Tuesday, April 10, 2007

Middle School Speech Contest

In 1948 The Modern Woodmen of America, which was founded in 1883, began sponsoring an oratory and speech contest in schools. The purpose of the contest was to offer students an opportunity to develop skills in clear thinking and public speaking. By the year 2005, over 90,000 students were participating in the event yearly.

This afternoon I served as a judge in the local contest at a middle school in our county. The topic for this year was "A Great American Leader." We heard 11 contestants speak for 3-5 minutes each to tell why the person they chose qualifies as a "great American leader." The persons chosen by these young people included Wilbur and Orville Wright, Sacajawea, Ray Charles, Harriet Tubman, Susan B. Anthony, and George Washington. Each young speaker had worked hard to present an interesting, informative, and convincing speech. Each one took the opportunity to improve his/her skills in English usage and public speaking. Each student who participated gained, no doubt, a boost in self-esteem as she/he completed this difficult task. So, in a very true sense, they were all winners. All participants received certificates, and the three top local winners received medals. The winner's name will be engraved on a school plaque as well. The other judge and I had a very difficult time narrowing the field and choosing just the three top speeches. The local winner will compete next month in the district competition, and the district winner will advance to the state competition.

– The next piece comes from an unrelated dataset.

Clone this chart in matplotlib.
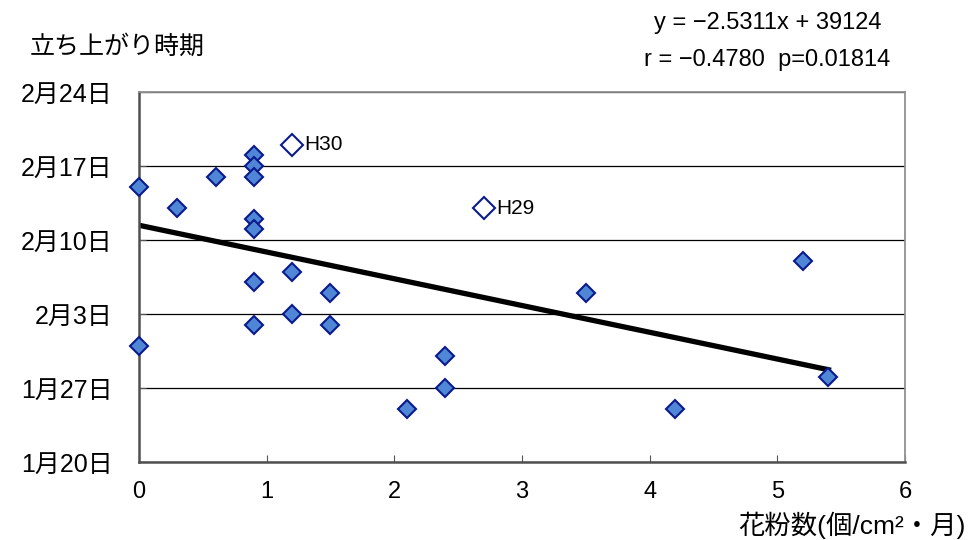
import numpy as np
import pandas as pd
import matplotlib
matplotlib.use('Agg')
from matplotlib import pyplot as plt
import matplotlib.dates as mdates

plt.rcParams['font.family'] = ['Liberation Sans', 'Noto Sans CJK JP', 'DejaVu Sans']

# 花粉数 と 立ち上がり日
pollen = [0, 0.3, 0.6, 0.9, 0.9, 0.9, 0.9, 0.9, 0.9, 1.2, 0.9,
          1.2, 1.5, 1.5, 0, 2.4, 2.4, 2.1, 3.5, 4.2, 5.2, 5.4]
start = ['02-15', '02-13', '02-16', '02-18', '02-17', '02-16', '02-12', '02-11',
         '02-06', '02-07', '02-02', '02-03', '02-05', '02-02', '01-31', '01-30',
         '01-27', '01-25', '02-05', '01-25', '02-08', '01-28']
# 強調する年
mark_names = ['H30', 'H29']
mark_pollen = [1.2, 2.7]
mark_start = ['02-19', '02-13']

yticks = ['01-20', '01-27', '02-03', '02-10', '02-17', '02-24']
eq_text = 'y = \u22122.5311x + 39124'
r_text = 'r = \u22120.4780  p=0.01814'


def to_num(lst):
    return mdates.date2num(pd.to_datetime(['2007-' + s for s in lst]))


y = to_num(start)
my = to_num(mark_start)
yt = to_num(yticks)

fig = plt.figure(figsize=(9.69, 5.40), dpi=100)
ax = fig.add_axes([0.1434, 0.1444, 0.7906, 0.6852])

ax.set_xlim(0, 6)
ax.set_ylim(yt[0], yt[-1])
ax.set_yticks(yt)
ax.set_yticklabels([f'{int(s[:2])}月{int(s[3:])}日' for s in yticks], fontsize=18)
ax.set_xticks(range(7))
ax.tick_params(axis='x', direction='in', length=5, labelsize=17, pad=14, color='#555555')
ax.tick_params(axis='y', direction='in', length=5, pad=19, color='#555555')
ax.grid(axis='y', color='black', linewidth=0.9)
ax.set_axisbelow(True)
for s in ['top', 'right']:
    ax.spines[s].set_color('#909090')
    ax.spines[s].set_linewidth(1.3)
for s in ['left', 'bottom']:
    ax.spines[s].set_color('#505050')
    ax.spines[s].set_linewidth(1.8)

# 回帰直線 (全点)
allx = np.array(pollen + mark_pollen)
ally = np.concatenate([y, my])
a, b = np.polyfit(allx, ally, 1)
lx = np.array([0, max(allx)])
ax.plot(lx, a * lx + b, color='black', linewidth=3.8, zorder=2)

ax.plot(pollen, y, 'D', ms=9, mfc='#4F86D6', mec='#0A1A8C', mew=1.5,
        clip_on=False, zorder=3)
ax.plot(mark_pollen, my, 'D', ms=11.5, mfc='white', mec='#0A1A8C', mew=1.5,
        clip_on=False, zorder=3)
for n, px, py in zip(mark_names, mark_pollen, my):
    ax.annotate(n, (px, py), xytext=(9, 0), textcoords='offset points',
                va='center', fontsize=15)

fig.text(0.031, 0.913, '立ち上がり時期', fontsize=18, va='center')
fig.text(0.792, 0.958, eq_text, fontsize=17, ha='center', va='center')
fig.text(0.792, 0.888, r_text, fontsize=17, ha='center', va='center')
fig.text(0.997, 0.027, '花粉数(個/cm²・月)', fontsize=19, ha='right', va='center')

fig.savefig('out.png', dpi=100)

Eons ago this contest was commonly conducted in High Schools instead of in Middle Schools and was referred to as an "oratory contest." During that long-ago time period, I was one of the student contestants. I won't even mention the decade in which I was the local and district winner and placed 4th in the state competition. That was a long time ago, but I enjoyed reminiscing about it as I participated in this contest again today in a different capacity.